:: WHAT YOU HAVE TO DO ::
Repeat the listing that follows, character for character, minus the pictures.
☆ ☆ ☆ ☆ ☆
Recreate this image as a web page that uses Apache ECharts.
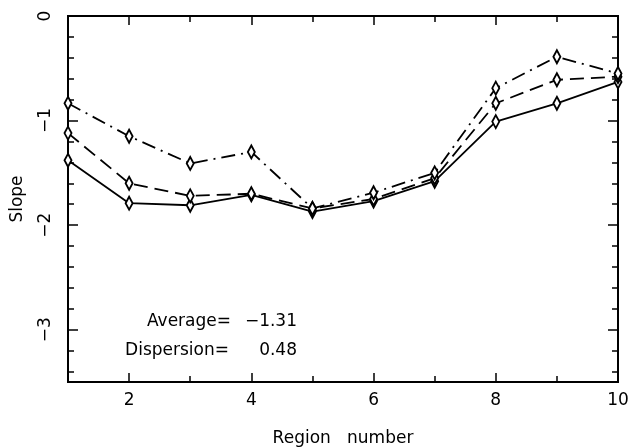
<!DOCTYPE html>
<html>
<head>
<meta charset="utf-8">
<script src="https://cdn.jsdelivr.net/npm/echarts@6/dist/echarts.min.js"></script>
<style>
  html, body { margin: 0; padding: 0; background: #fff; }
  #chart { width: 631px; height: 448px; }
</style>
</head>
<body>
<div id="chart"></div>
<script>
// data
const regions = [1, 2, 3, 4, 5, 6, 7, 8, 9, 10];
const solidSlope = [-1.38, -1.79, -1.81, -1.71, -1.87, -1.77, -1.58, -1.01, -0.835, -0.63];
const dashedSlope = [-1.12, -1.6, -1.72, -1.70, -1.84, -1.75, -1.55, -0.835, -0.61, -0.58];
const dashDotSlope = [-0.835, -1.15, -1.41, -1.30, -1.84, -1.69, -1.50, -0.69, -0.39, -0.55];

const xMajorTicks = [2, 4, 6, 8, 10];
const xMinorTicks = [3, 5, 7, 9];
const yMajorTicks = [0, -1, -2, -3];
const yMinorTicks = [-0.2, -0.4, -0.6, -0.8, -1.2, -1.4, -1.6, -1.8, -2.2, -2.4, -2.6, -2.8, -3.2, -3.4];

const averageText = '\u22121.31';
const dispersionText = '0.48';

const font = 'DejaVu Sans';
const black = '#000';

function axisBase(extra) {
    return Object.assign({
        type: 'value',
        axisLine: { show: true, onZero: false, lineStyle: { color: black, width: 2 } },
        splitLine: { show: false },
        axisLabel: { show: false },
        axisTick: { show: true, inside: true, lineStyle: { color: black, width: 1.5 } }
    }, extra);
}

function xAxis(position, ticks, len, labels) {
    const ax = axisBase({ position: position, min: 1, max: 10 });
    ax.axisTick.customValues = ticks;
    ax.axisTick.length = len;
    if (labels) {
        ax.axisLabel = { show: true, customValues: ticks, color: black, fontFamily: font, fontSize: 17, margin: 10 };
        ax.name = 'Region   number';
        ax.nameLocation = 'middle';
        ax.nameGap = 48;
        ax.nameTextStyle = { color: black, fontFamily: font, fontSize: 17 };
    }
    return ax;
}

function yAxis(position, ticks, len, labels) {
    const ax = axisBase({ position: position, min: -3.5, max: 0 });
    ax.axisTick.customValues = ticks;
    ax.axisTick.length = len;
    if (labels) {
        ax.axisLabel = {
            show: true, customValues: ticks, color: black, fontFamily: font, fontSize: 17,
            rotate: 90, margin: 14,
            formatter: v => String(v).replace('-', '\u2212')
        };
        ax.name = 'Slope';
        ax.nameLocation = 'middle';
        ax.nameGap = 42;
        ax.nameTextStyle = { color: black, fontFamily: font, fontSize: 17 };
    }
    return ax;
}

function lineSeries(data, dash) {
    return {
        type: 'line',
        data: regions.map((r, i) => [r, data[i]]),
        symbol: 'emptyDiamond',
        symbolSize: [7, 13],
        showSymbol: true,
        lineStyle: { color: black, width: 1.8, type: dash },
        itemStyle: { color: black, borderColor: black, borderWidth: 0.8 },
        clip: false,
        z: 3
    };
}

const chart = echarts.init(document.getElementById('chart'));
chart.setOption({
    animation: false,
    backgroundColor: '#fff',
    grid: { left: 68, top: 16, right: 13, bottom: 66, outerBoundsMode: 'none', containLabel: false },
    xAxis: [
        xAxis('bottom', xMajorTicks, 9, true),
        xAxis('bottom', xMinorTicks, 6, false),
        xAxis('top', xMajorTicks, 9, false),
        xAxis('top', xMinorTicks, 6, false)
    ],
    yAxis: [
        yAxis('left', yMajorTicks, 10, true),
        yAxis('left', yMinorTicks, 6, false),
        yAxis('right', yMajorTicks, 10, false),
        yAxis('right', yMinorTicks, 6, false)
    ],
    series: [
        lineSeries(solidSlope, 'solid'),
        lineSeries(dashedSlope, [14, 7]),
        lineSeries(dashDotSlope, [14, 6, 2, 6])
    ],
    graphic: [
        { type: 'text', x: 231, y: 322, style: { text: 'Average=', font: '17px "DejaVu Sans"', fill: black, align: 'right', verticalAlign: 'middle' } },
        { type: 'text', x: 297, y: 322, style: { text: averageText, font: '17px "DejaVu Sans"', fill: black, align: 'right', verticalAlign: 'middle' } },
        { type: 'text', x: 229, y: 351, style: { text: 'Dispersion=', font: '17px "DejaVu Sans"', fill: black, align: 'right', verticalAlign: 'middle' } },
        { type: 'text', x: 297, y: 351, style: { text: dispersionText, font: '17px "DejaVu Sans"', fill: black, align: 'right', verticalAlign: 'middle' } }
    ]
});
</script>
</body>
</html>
☆ ☆ ☆ ☆ ☆
:: SOLUTION TO THE PROBLEM ::
Recreate this image as a web page that uses Apache ECharts.
<!DOCTYPE html>
<html>
<head>
<meta charset="utf-8">
<script src="https://cdn.jsdelivr.net/npm/echarts@6/dist/echarts.min.js"></script>
<style>
  html, body { margin: 0; padding: 0; background: #fff; }
  #chart { width: 631px; height: 448px; }
</style>
</head>
<body>
<div id="chart"></div>
<script>
// data
const regions = [1, 2, 3, 4, 5, 6, 7, 8, 9, 10];
const solidSlope = [-1.38, -1.79, -1.81, -1.71, -1.87, -1.77, -1.58, -1.01, -0.835, -0.63];
const dashedSlope = [-1.12, -1.6, -1.72, -1.70, -1.84, -1.75, -1.55, -0.835, -0.61, -0.58];
const dashDotSlope = [-0.835, -1.15, -1.41, -1.30, -1.84, -1.69, -1.50, -0.69, -0.39, -0.55];

const xMajorTicks = [2, 4, 6, 8, 10];
const xMinorTicks = [3, 5, 7, 9];
const yMajorTicks = [0, -1, -2, -3];
const yMinorTicks = [-0.2, -0.4, -0.6, -0.8, -1.2, -1.4, -1.6, -1.8, -2.2, -2.4, -2.6, -2.8, -3.2, -3.4];

const averageText = '\u22121.31';
const dispersionText = '0.48';

const font = 'DejaVu Sans';
const black = '#000';

function axisBase(extra) {
    return Object.assign({
        type: 'value',
        axisLine: { show: true, onZero: false, lineStyle: { color: black, width: 2 } },
        splitLine: { show: false },
        axisLabel: { show: false },
        axisTick: { show: true, inside: true, lineStyle: { color: black, width: 1.5 } }
    }, extra);
}

function xAxis(position, ticks, len, labels) {
    const ax = axisBase({ position: position, min: 1, max: 10 });
    ax.axisTick.customValues = ticks;
    ax.axisTick.length = len;
    if (labels) {
        ax.axisLabel = { show: true, customValues: ticks, color: black, fontFamily: font, fontSize: 17, margin: 10 };
        ax.name = 'Region   number';
        ax.nameLocation = 'middle';
        ax.nameGap = 48;
        ax.nameTextStyle = { color: black, fontFamily: font, fontSize: 17 };
    }
    return ax;
}

function yAxis(position, ticks, len, labels) {
    const ax = axisBase({ position: position, min: -3.5, max: 0 });
    ax.axisTick.customValues = ticks;
    ax.axisTick.length = len;
    if (labels) {
        ax.axisLabel = {
            show: true, customValues: ticks, color: black, fontFamily: font, fontSize: 17,
            rotate: 90, margin: 14,
            formatter: v => String(v).replace('-', '\u2212')
        };
        ax.name = 'Slope';
        ax.nameLocation = 'middle';
        ax.nameGap = 42;
        ax.nameTextStyle = { color: black, fontFamily: font, fontSize: 17 };
    }
    return ax;
}

function lineSeries(data, dash) {
    return {
        type: 'line',
        data: regions.map((r, i) => [r, data[i]]),
        symbol: 'emptyDiamond',
        symbolSize: [7, 13],
        showSymbol: true,
        lineStyle: { color: black, width: 1.8, type: dash },
        itemStyle: { color: black, borderColor: black, borderWidth: 0.8 },
        clip: false,
        z: 3
    };
}

const chart = echarts.init(document.getElementById('chart'));
chart.setOption({
    animation: false,
    backgroundColor: '#fff',
    grid: { left: 68, top: 16, right: 13, bottom: 66, outerBoundsMode: 'none', containLabel: false },
    xAxis: [
        xAxis('bottom', xMajorTicks, 9, true),
        xAxis('bottom', xMinorTicks, 6, false),
        xAxis('top', xMajorTicks, 9, false),
        xAxis('top', xMinorTicks, 6, false)
    ],
    yAxis: [
        yAxis('left', yMajorTicks, 10, true),
        yAxis('left', yMinorTicks, 6, false),
        yAxis('right', yMajorTicks, 10, false),
        yAxis('right', yMinorTicks, 6, false)
    ],
    series: [
        lineSeries(solidSlope, 'solid'),
        lineSeries(dashedSlope, [14, 7]),
        lineSeries(dashDotSlope, [14, 6, 2, 6])
    ],
    graphic: [
        { type: 'text', x: 231, y: 322, style: { text: 'Average=', font: '17px "DejaVu Sans"', fill: black, align: 'right', verticalAlign: 'middle' } },
        { type: 'text', x: 297, y: 322, style: { text: averageText, font: '17px "DejaVu Sans"', fill: black, align: 'right', verticalAlign: 'middle' } },
        { type: 'text', x: 229, y: 351, style: { text: 'Dispersion=', font: '17px "DejaVu Sans"', fill: black, align: 'right', verticalAlign: 'middle' } },
        { type: 'text', x: 297, y: 351, style: { text: dispersionText, font: '17px "DejaVu Sans"', fill: black, align: 'right', verticalAlign: 'middle' } }
    ]
});
</script>
</body>
</html>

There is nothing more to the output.